Run the evaluation script with custom settings:

# Example: Evaluation of DeepScaleR-1.5B-Preview on MATH-500 using 8 GPUs
#          Pass@1 accuracy averaged over 16 samples for each problem
uv run python examples/run_eval.py \
    --config examples/configs/evals/math_eval.yaml \
    generation.model_name=agentica-org/DeepScaleR-1.5B-Preview \
    generation.temperature=0.6 \
    generation.top_p=0.95 \
    generation.vllm_cfg.max_model_len=32768 \
    data.dataset_name=math500 \
    eval.num_tests_per_prompt=16 \
    cluster.gpus_per_node=8

Note: Evaluation results may vary slightly due to various factors, such as sampling parameters, random seed, inference engine version, and inference engine settings.

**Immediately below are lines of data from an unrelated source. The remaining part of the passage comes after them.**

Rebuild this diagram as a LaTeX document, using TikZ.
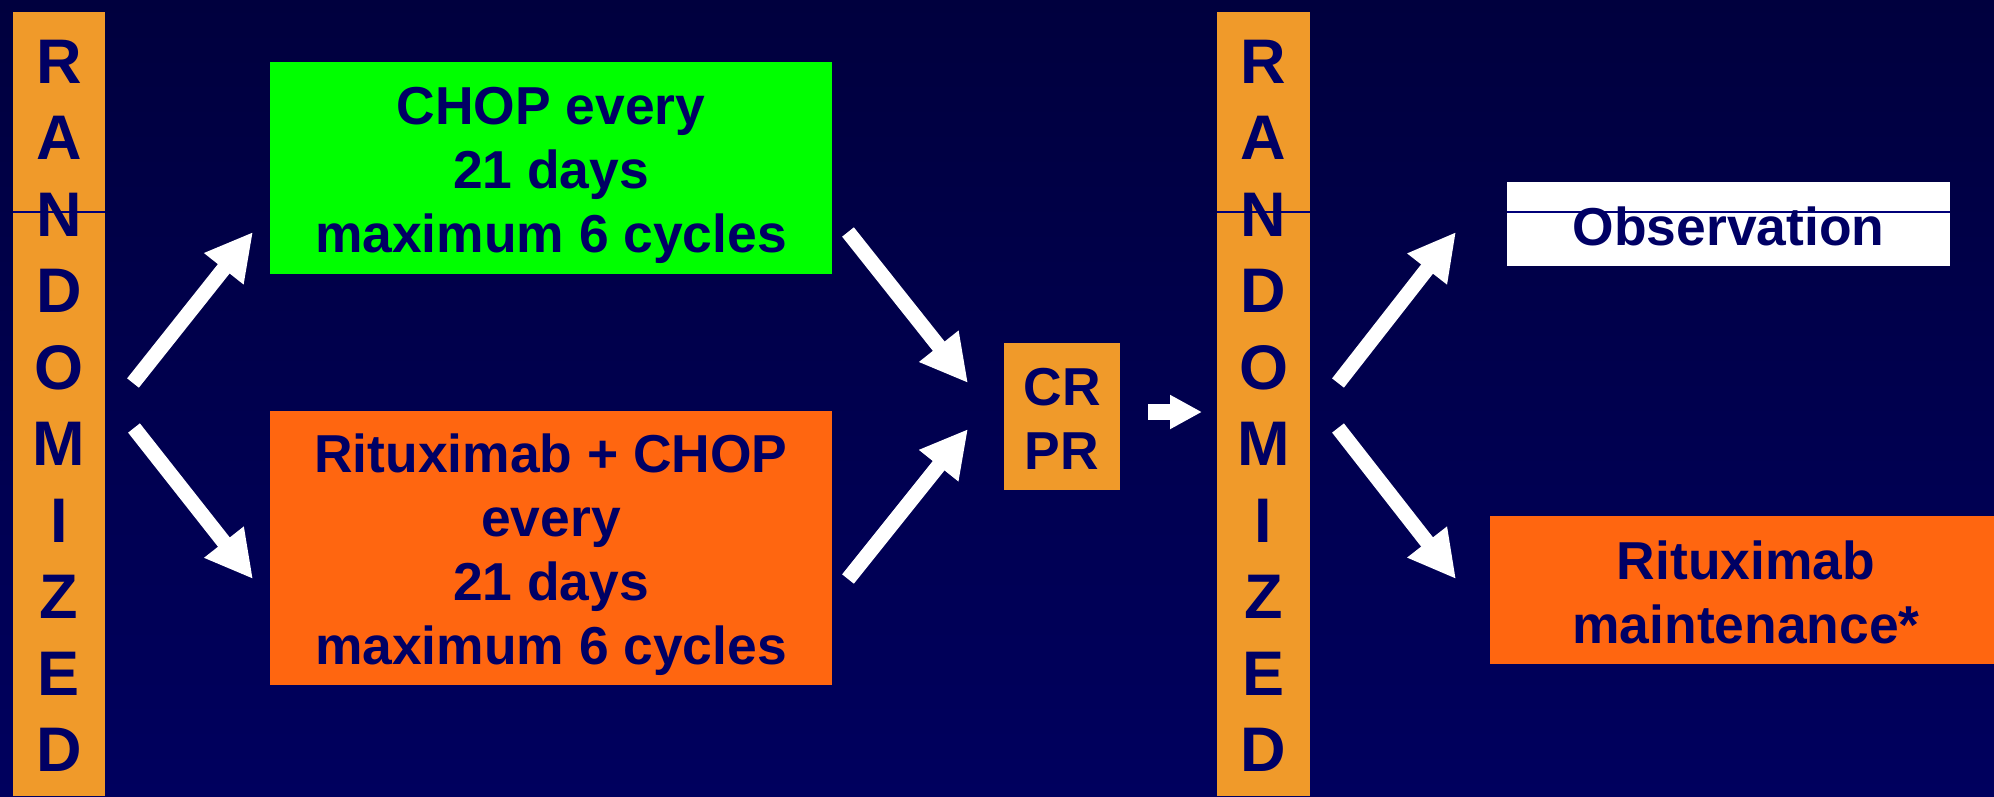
\documentclass[tikz,border=0pt]{standalone}
\usepackage{fontspec}
\setmainfont{Liberation Sans}
\usetikzlibrary{arrows.meta}
\definecolor{bgtop}{RGB}{0,0,62}
\definecolor{bgbot}{RGB}{0,0,94}
\definecolor{navytxt}{RGB}{0,0,100}
\definecolor{navyline}{RGB}{0,0,120}
\definecolor{barorange}{RGB}{240,154,42}
\definecolor{boxorange}{RGB}{255,102,16}
\definecolor{boxgreen}{RGB}{0,255,0}
\newcommand\boxfont{\fontsize{53.4}{64.3}\selectfont\bfseries}
\newcommand\randfont{\fontsize{63}{76.5}\selectfont\bfseries}
\begin{document}
\begin{tikzpicture}[x=1pt,y=-1pt,
  panel/.style={draw=none, inner sep=0pt, outer sep=0pt},
  rbar/.style={panel, fill=barorange, minimum height=784pt},
  txt/.style={inner sep=0pt, text=navytxt, anchor=base},
  bigarrow/.style={draw=white, line width=15pt, -{Triangle[length=47pt,width=47pt]}},
  smallarrow/.style={draw=white, line width=16pt, -{Triangle[length=32pt,width=32pt]}},
  sepline/.style={draw=navyline, line width=1.5pt}
]
\shade[top color=bgtop, bottom color=bgbot] (0,0) rectangle (1994,796);
\useasboundingbox (0,0) rectangle (1994,796);

% randomization bars
\node[rbar, minimum width=92pt] (rand1) at (59,404) {};
\node[rbar, minimum width=93pt] (rand2) at (1263.5,404) {};

% boxes
\node[panel, fill=boxgreen, minimum width=562pt, minimum height=212pt] (chop) at (551,168) {};
\node[panel, fill=boxorange, minimum width=562pt, minimum height=274pt] (rchop) at (551,548) {};
\node[panel, fill=barorange, minimum width=116pt, minimum height=147pt] (crpr) at (1062,416.5) {};
\node[panel, fill=white, minimum width=443pt, minimum height=84pt] (obs) at (1728.5,224) {};
\node[panel, fill=boxorange, minimum width=512pt, minimum height=148pt] (maint) at (1746,590) {};

% thin lines across bars and observation box
\draw[sepline] (rand1.west |- 0,212) -- (rand1.east |- 0,212);
\draw[sepline] (rand2.west |- 0,212) -- (rand2.east |- 0,212);
\draw[sepline] (obs.west |- 0,212) -- (obs.east |- 0,212);

% texts
\node[txt] (rand1t) at (59,83) {\randfont\begin{tabular}[t]{@{}c@{}}R\\A\\N\\D\\O\\M\\I\\Z\\E\\D\end{tabular}};
\node[txt] (rand2t) at (1263.5,83) {\randfont\begin{tabular}[t]{@{}c@{}}R\\A\\N\\D\\O\\M\\I\\Z\\E\\D\end{tabular}};
\node[txt] (chopt) at (551,124) {\boxfont\begin{tabular}[t]{@{}c@{}}CHOP every\\21 days\\maximum 6 cycles\end{tabular}};
\node[txt] (rchopt) at (551,472) {\boxfont\begin{tabular}[t]{@{}c@{}}Rituximab + CHOP\\every\\21 days\\maximum 6 cycles\end{tabular}};
\node[txt] (crprt) at (1062,405) {\boxfont\begin{tabular}[t]{@{}c@{}}CR\\PR\end{tabular}};
\node[txt] (obst) at (1728.5,245) {\boxfont Observation};
\node[txt] (maintt) at (1746,579) {\boxfont\begin{tabular}[t]{@{}c@{}}Rituximab\\maintenance*\end{tabular}};

% arrow end points
\coordinate (a1s) at (133,383); \coordinate (a1e) at (253,232);
\coordinate (a2s) at (134,428); \coordinate (a2e) at (253,579);
\coordinate (a3s) at (848,232); \coordinate (a3e) at (968,383);
\coordinate (a4s) at (848,579); \coordinate (a4e) at (968,429);
\coordinate (a5s) at (1148,412); \coordinate (a5e) at (1202,412);
\coordinate (a6s) at (1338,383); \coordinate (a6e) at (1456,232);
\coordinate (a7s) at (1338,428); \coordinate (a7e) at (1456,579);

\draw[bigarrow] (a1s) -- (a1e);
\draw[bigarrow] (a2s) -- (a2e);
\draw[bigarrow] (a3s) -- (a3e);
\draw[bigarrow] (a4s) -- (a4e);
\draw[smallarrow] (a5s) -- (a5e);
\draw[bigarrow] (a6s) -- (a6e);
\draw[bigarrow] (a7s) -- (a7e);
\end{tikzpicture}
\end{document}
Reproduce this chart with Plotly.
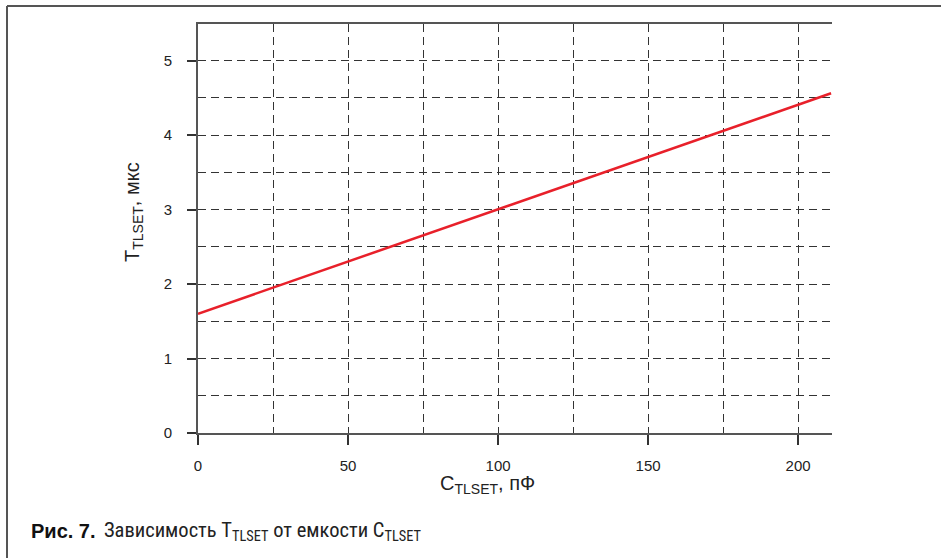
import plotly.graph_objects as go

# Data
capacitance_pf = [0, 50, 100, 150, 200, 211]
t_tlset_us = [1.6, 2.3, 3.0, 3.7, 4.4, 4.56]

x_ticks = [0, 50, 100, 150, 200]
x_tick_labels = ["0", "50", "100", "150", "200"]
y_ticks = [0, 1, 2, 3, 4, 5]
y_tick_labels = ["0", "1", "2", "3", "4", "5"]

W, H = 941, 558
L, R, T, B = 198, 832, 24, 433

def px(x):
    return (x - L) / (R - L)

def py(y):
    return (B - y) / (B - T)

fig = go.Figure()
fig.add_trace(go.Scatter(
    x=capacitance_pf, y=t_tlset_us, mode="lines",
    line=dict(color="#e8202a", width=2.5), showlegend=False, hoverinfo="skip",
))

tickfont = dict(family="Liberation Sans, Arial, sans-serif", size=15, color="#222")
grid_common = dict(gridcolor="#333", gridwidth=1.3, griddash="8px,5px")

fig.update_layout(
    width=W, height=H,
    margin=dict(l=L, r=W - R, t=T, b=H - B, pad=0),
    paper_bgcolor="white", plot_bgcolor="white",
    xaxis=dict(
        range=[0, 211.3], tickvals=x_ticks, ticktext=x_tick_labels,
        ticks="outside", ticklen=10, tickwidth=1.5, tickcolor="#333",
        showline=True, linecolor="#555", linewidth=2, mirror=True,
        showgrid=True, **grid_common,
        minor=dict(dtick=25, showgrid=True, gridcolor="#333", gridwidth=1.3,
                   griddash="8px,5px", ticks=""),
        tickfont=tickfont, ticklabelstandoff=8, zeroline=False,
    ),
    yaxis=dict(
        range=[0, 5.49], tickvals=y_ticks, ticktext=y_tick_labels,
        ticks="outside", ticklen=9, tickwidth=1.5, tickcolor="#333",
        showline=True, linecolor="#555", linewidth=2,
        showgrid=True, **grid_common,
        minor=dict(dtick=0.5, showgrid=True, gridcolor="#333", gridwidth=1.3,
                   griddash="8px,5px", ticks=""),
        tickfont=tickfont, ticklabelstandoff=12, zeroline=False,
    ),
    shapes=[
        dict(type="line", xref="paper", yref="paper", x0=px(7), x1=px(941),
             y0=py(6), y1=py(6), line=dict(color="#555", width=2)),
        dict(type="line", xref="paper", yref="paper", x0=px(7), x1=px(7),
             y0=py(6), y1=py(560), line=dict(color="#555", width=2)),
    ],
    annotations=[
        dict(text="T<sub>TLSET</sub>, мкс", xref="paper", yref="paper",
             x=px(133), y=py(212), textangle=-90, showarrow=False,
             xanchor="center", yanchor="middle",
             font=dict(family="Liberation Sans, Arial, sans-serif", size=20, color="#222")),
        dict(text="C<sub>TLSET</sub>, пФ", xref="paper", yref="paper",
             x=px(487), y=py(484), showarrow=False,
             xanchor="center", yanchor="middle",
             font=dict(family="Liberation Sans, Arial, sans-serif", size=20, color="#222")),
        dict(text="<b>Рис. 7.</b>", xref="paper", yref="paper",
             x=px(29), y=py(531), showarrow=False, xanchor="left", yanchor="middle",
             font=dict(family="Liberation Sans, Arial, sans-serif", size=20, color="#111")),
        dict(text="Зависимость T<sub>TLSET</sub> от емкости C<sub>TLSET</sub>",
             xref="paper", yref="paper",
             x=px(102), y=py(531), showarrow=False, xanchor="left", yanchor="middle",
             font=dict(family="Roboto Condensed, Roboto, sans-serif",
                       size=20.5, color="#222")),
    ],
)

fig.write_html(
    "out.html",
    config={"displayModeBar": False},
    post_script="document.body.style.margin='0';document.body.style.overflow='hidden';",
)
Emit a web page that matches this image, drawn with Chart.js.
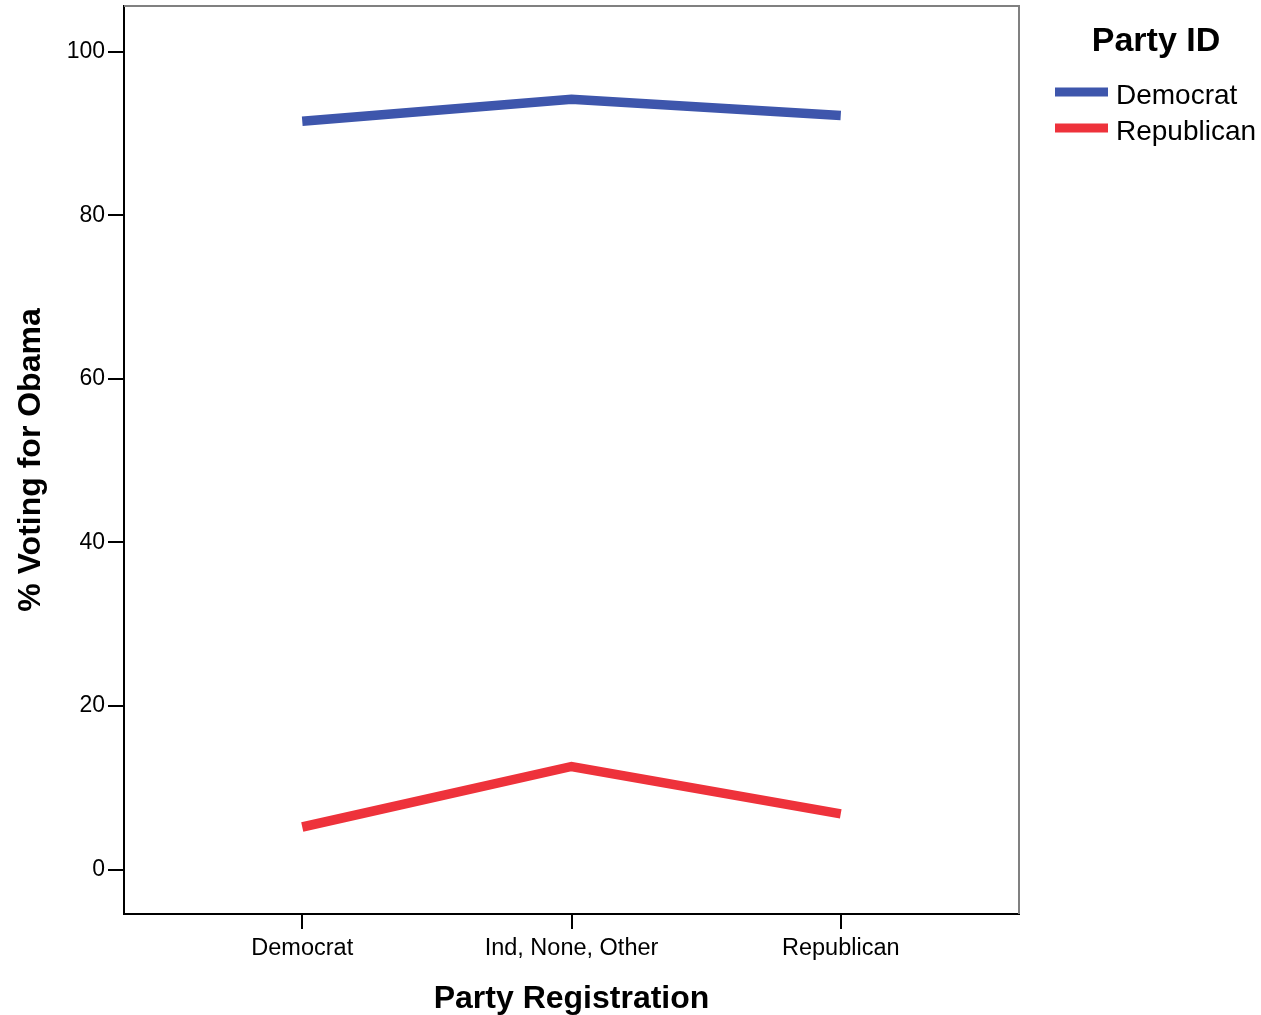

Refer to examples/configs/evals/eval.yaml for a full list of parameters that can be overridden. For an in-depth explanation of evaluation, refer to the Evaluation documentation.

Set Up Clusters#

For detailed instructions on how to set up and launch NeMo RL on Slurm or Kubernetes clusters, please refer to the dedicated Cluster Start documentation.

Tips and Tricks#

  • If you forget to initialize the NeMo and Megatron submodules when cloning the NeMo-RL repository, you may run into an error like this:

    ModuleNotFoundError: No module named 'megatron'
    

    If you see this error, there is likely an issue with your virtual environments. To fix this, first initialize the submodules:

    git submodule update --init --recursive
    

    and then force a rebuild of the virtual environments by setting NRL_FORCE_REBUILD_VENVS=true next time you launch a run:

    NRL_FORCE_REBUILD_VENVS=true uv run examples/run_grpo.py ...
    
  • Large amounts of memory fragmentation might occur when running models without support for FlashAttention2. If OOM occurs after a few iterations of training, it may help to tweak the allocator settings to reduce memory fragmentation. To do so, specify max_split_size_mb at either one of the following places:

    1. Launch training with:

    # This will globally apply to all Ray actors
    PYTORCH_CUDA_ALLOC_CONF=max_split_size_mb:64 uv run python examples/run_dpo.py ...
    
    1. Make the change more permanently by adding this flag in the training configuration:

    policy:
      # ...
      dtensor_cfg:
        env_vars:
          PYTORCH_CUDA_ALLOC_CONF: "max_split_size_mb:64"
    

Citation#

If you use NeMo RL in your research, please cite it using the following BibTeX entry:

@misc{nemo-rl,
title = {NeMo RL: A Scalable and Efficient Post-Training Library},
howpublished = {\url{https://github.com/NVIDIA-NeMo/RL}},
year = {2025},
note = {GitHub repository},
}

Contributing#

We welcome contributions to NeMo RL! Please see our Contributing Guidelines for more information on how to get involved.

Licenses#

NVIDIA NeMo RL is licensed under the Apache License 2.0.